Common Detailing Mistakes To Avoid
- Using one bucket or a single mitt for the whole car, which grinds dirt into the paint.
- Washing or waxing in direct sunlight, causing premature drying.
- Using household cleaners like Windex on tinted windows or all-purpose cleaners on delicate surfaces.
- Applying too much product, which makes it difficult to remove and wastes material.
- Forgetting to clean door jambs and trunk sills, which are noticeable areas.
- Using the same towel for wheels and paint, transferring brake dust.
Frequently Asked Questions
How often should I detail my car myself?
A full detail like this is recommended every 6 to 12 months. In between, perform regular maintenance washes every two weeks to preserve the protection and cleanliness.
What is the most important step in car detailing?
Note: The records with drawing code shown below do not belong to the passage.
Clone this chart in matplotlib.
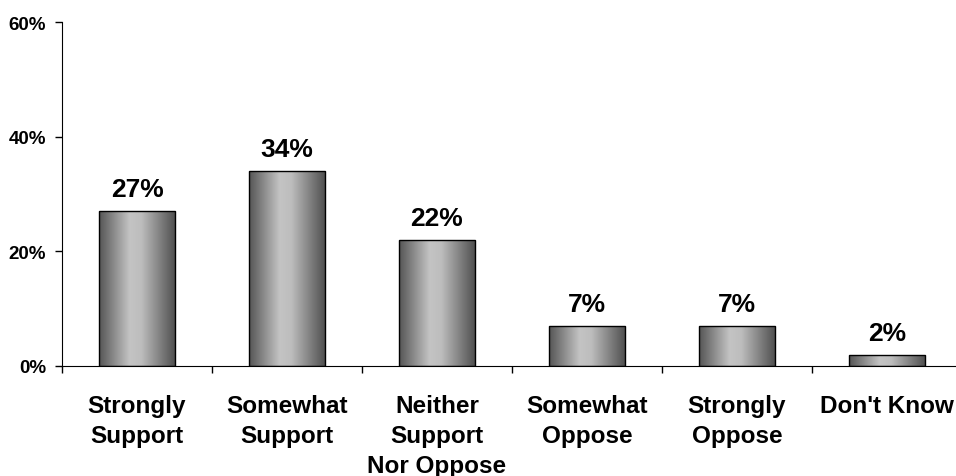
import numpy as np
import matplotlib.pyplot as plt
from matplotlib.colors import LinearSegmentedColormap

categories = ["Strongly\nSupport", "Somewhat\nSupport", "Neither\nSupport\nNor Oppose",
              "Somewhat\nOppose", "Strongly\nOppose", "Don't Know"]
values = [27, 34, 22, 7, 7, 2]
yticks = [0, 20, 40, 60]

plt.rcParams['font.family'] = ['Liberation Sans', 'DejaVu Sans']
plt.rcParams['font.weight'] = 'bold'

fig = plt.figure(figsize=(9.56, 4.77), dpi=100)
ax = fig.add_axes([62/956, 110/477, 900/956, 344/477])

# metallic gray gradient across each bar
grad = LinearSegmentedColormap.from_list(
    "metal", [(0, "#555555"), (0.4, "#c4c4c4"), (0.55, "#bdbdbd"), (1, "#4e4e4e")])
x = np.arange(len(values))
w = 0.51
bars = ax.bar(x, values, width=w, color="none", edgecolor="black", linewidth=1, zorder=3)
g = np.linspace(0, 1, 256).reshape(1, -1)
for b in bars:
    x0, y0 = b.get_x(), b.get_y()
    im = ax.imshow(g, cmap=grad, aspect="auto", extent=[x0, x0 + b.get_width(), y0, y0 + b.get_height()],
                   zorder=2, interpolation="bicubic")
    im.set_clip_path(b)

for xi, v in zip(x, values):
    ax.text(xi, v + 2.6, f"{v}%", ha="center", va="baseline", fontsize=19, fontweight="bold")

ax.set_xlim(-0.5, len(values) - 0.5)
ax.set_ylim(0, 60)
ax.set_yticks(yticks)
ax.set_yticklabels([f"{t}%" for t in yticks], fontsize=13.5, fontweight="bold")
ax.set_xticks(x)
ax.set_xticklabels(categories, fontsize=17.5, fontweight="bold", linespacing=1.4)
ax.tick_params(axis="x", length=0, pad=20)
ax.set_xticks(np.arange(len(values) + 1) - 0.5, minor=True)
ax.tick_params(axis="x", which="minor", length=5, width=1, direction="out")
ax.tick_params(axis="y", length=5, width=1, direction="out", pad=6.5)
ax.spines["top"].set_visible(False)
ax.spines["right"].set_visible(False)

fig.savefig("out.png", dpi=100)
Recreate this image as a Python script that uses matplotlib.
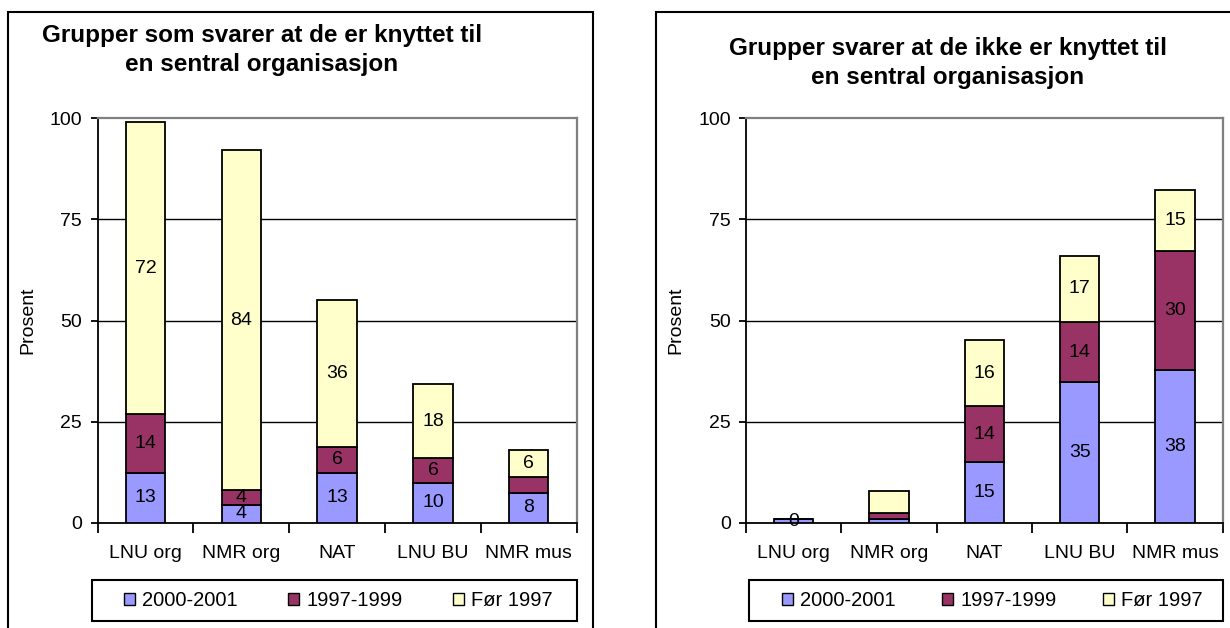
import matplotlib
matplotlib.use("Agg")
import matplotlib.pyplot as plt
from matplotlib.patches import Rectangle, Patch
import numpy as np

plt.rcParams['font.family'] = ['Liberation Sans', 'DejaVu Sans']

# ---------------- data ----------------
categories = ['LNU org', 'NMR org', 'NAT', 'LNU BU', 'NMR mus']
series_names = ['2000-2001', '1997-1999', 'Før 1997']
colors = ['#9999FF', '#993366', '#FFFFCC']

left_title = 'Grupper som svarer at de er knyttet til\nen sentral organisasjon'
left_2000 = [12.4, 4.5, 12.4, 9.9, 7.4]
left_1997 = [14.4, 3.5, 6.4, 6.0, 4.0]
left_pre = [72.2, 84.1, 36.3, 18.3, 6.5]
left_lab_2000 = ['13', '4', '13', '10', '8']
left_lab_1997 = ['14', '4', '6', '6', '']
left_lab_pre = ['72', '84', '36', '18', '6']

right_title = 'Grupper svarer at de ikke er knyttet til\nen sentral organisasjon'
right_2000 = [0.8, 0.8, 14.9, 34.7, 37.7]
right_1997 = [0.0, 1.7, 13.9, 14.9, 29.6]
right_pre = [0.0, 5.4, 16.3, 16.4, 15.0]
right_lab_2000 = ['0', '', '15', '35', '38']
right_lab_1997 = ['', '', '14', '14', '30']
right_lab_pre = ['', '', '16', '17', '15']

y_ticks = [0, 25, 50, 75, 100]
y_label = 'Prosent'

# ---------------- layout ----------------
W, H = 1230, 628
fig = plt.figure(figsize=(W / 100, H / 100), dpi=100)
fig.patch.set_facecolor('white')


def fx(px):
    return px / W


def fy(py):
    return 1 - py / H


def make_panel(ax_box, frame_box, legend_box, legend_inner, title_xy, title,
               s1, s2, s3, l1, l2, l3, ylabel_x):
    x0, y0, x1, y1 = ax_box
    ax = fig.add_axes([fx(x0), fy(y1), (x1 - x0) / W, (y1 - y0) / H])
    x = np.arange(len(categories))
    bottoms = np.zeros(len(categories))
    for vals, labs, col in zip([s1, s2, s3], [l1, l2, l3], colors):
        bars = ax.bar(x, vals, width=0.41, bottom=bottoms, color=col,
                      edgecolor='black', linewidth=1.3, zorder=3)
        ax.bar_label(bars, labels=labs, label_type='center', fontsize=14,
                     color='black', zorder=4)
        bottoms = bottoms + np.array(vals)

    ax.set_xlim(-0.5, len(categories) - 0.5)
    ax.set_ylim(0, 100)
    ax.set_yticks(y_ticks)
    ax.tick_params(axis='y', labelsize=14, length=5, width=1.3, pad=6)
    ax.set_xticks(x)
    ax.set_xticklabels(categories)
    ax.tick_params(axis='x', which='major', length=0, labelsize=14, pad=16)
    ax.set_xticks(np.arange(-0.5, len(categories)), minor=True)
    ax.tick_params(axis='x', which='minor', length=7, width=1.3)
    for yv in y_ticks[1:-1]:
        ax.axhline(yv, color='black', linewidth=1.0, zorder=1)
    ax.spines['left'].set_linewidth(1.3)
    ax.spines['bottom'].set_linewidth(1.3)
    for s in ['top', 'right']:
        ax.spines[s].set_color('#808080')
        ax.spines[s].set_linewidth(1.6)
    ax.set_ylabel(y_label, fontsize=14)
    ax.yaxis.set_label_coords((ylabel_x - x0) / (x1 - x0), 0.5)
    ax.yaxis.label.set_va('center')

    # title
    fig.text(fx(title_xy[0]), fy(title_xy[1]), title, ha='center', va='center',
             fontsize=17.5, fontweight='bold', linespacing=1.3)

    # outer chart frame
    fx0, fy0, fx1, fy1 = frame_box
    fig.add_artist(Rectangle((fx(fx0), fy(fy1)), (fx1 - fx0) / W, (fy1 - fy0) / H,
                             transform=fig.transFigure, fill=False,
                             edgecolor='black', linewidth=1.5, clip_on=False))
    # legend box
    lx0, ly0, lx1, ly1 = legend_box
    fig.add_artist(Rectangle((fx(lx0), fy(ly1)), (lx1 - lx0) / W, (ly1 - ly0) / H,
                             transform=fig.transFigure, fill=False,
                             edgecolor='black', linewidth=1.5))
    handles = [Patch(facecolor=c, edgecolor='black', linewidth=1.0) for c in colors]
    ix0, ix1 = legend_inner
    ax.legend(handles, series_names, ncol=3, mode='expand', loc='center',
              bbox_to_anchor=(fx(ix0), fy(ly1), (ix1 - ix0) / W, (ly1 - ly0) / H),
              bbox_transform=fig.transFigure, frameon=False, borderpad=0,
              borderaxespad=0, handlelength=0.55, handleheight=0.6,
              handletextpad=0.35, fontsize=14.5)
    return ax


make_panel((97.5, 118.3, 576.7, 522.7), (8, 12, 593, 660), (92, 580, 577, 621),
           (124, 553), (262, 50), left_title,
           left_2000, left_1997, left_pre,
           left_lab_2000, left_lab_1997, left_lab_pre, 28)

make_panel((746, 118.3, 1222.7, 522.7), (656, 12, 1260, 660), (749, 580, 1223, 621),
           (782, 1203), (948, 63), right_title,
           right_2000, right_1997, right_pre,
           right_lab_2000, right_lab_1997, right_lab_pre, 676)

fig.savefig('out.png', dpi=100, facecolor='white')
Proper washing and decontamination (the clay bar step) are arguably the most critical. If you skip these and grind dirt into the paint, no wax or polish will look good. A clean surface is the foundation for everything else.
Can I detail my car without a machine polisher?
Yes, you can. Hand polishing is effective for spot correction or very small vehicles, but it is extremely labor-intensive for a whole car. For paint correction on larger areas, a dual-action polisher is a worthwhile investment that saves time and yields more consistent results.
Is it cheaper to detail your own car?
Initially, you will invest in tools and products, which may cost as much as one or two professional details. However, these supplies will last for many details, making it significantly cheaper in the long run. You also gain the satisfaction and guarantee of a job done to your own standards.
How long does a full DIY car detail take?
For a beginner, expect to spend a full day, or 6 to 8 hours, on a sedan. Larger vehicles like SUVs or trucks will take longer. As you gain experience and efficiency, you can reduce this time considerably. Splitting the work over two days (exterior one day, interior the next) is a good strategy.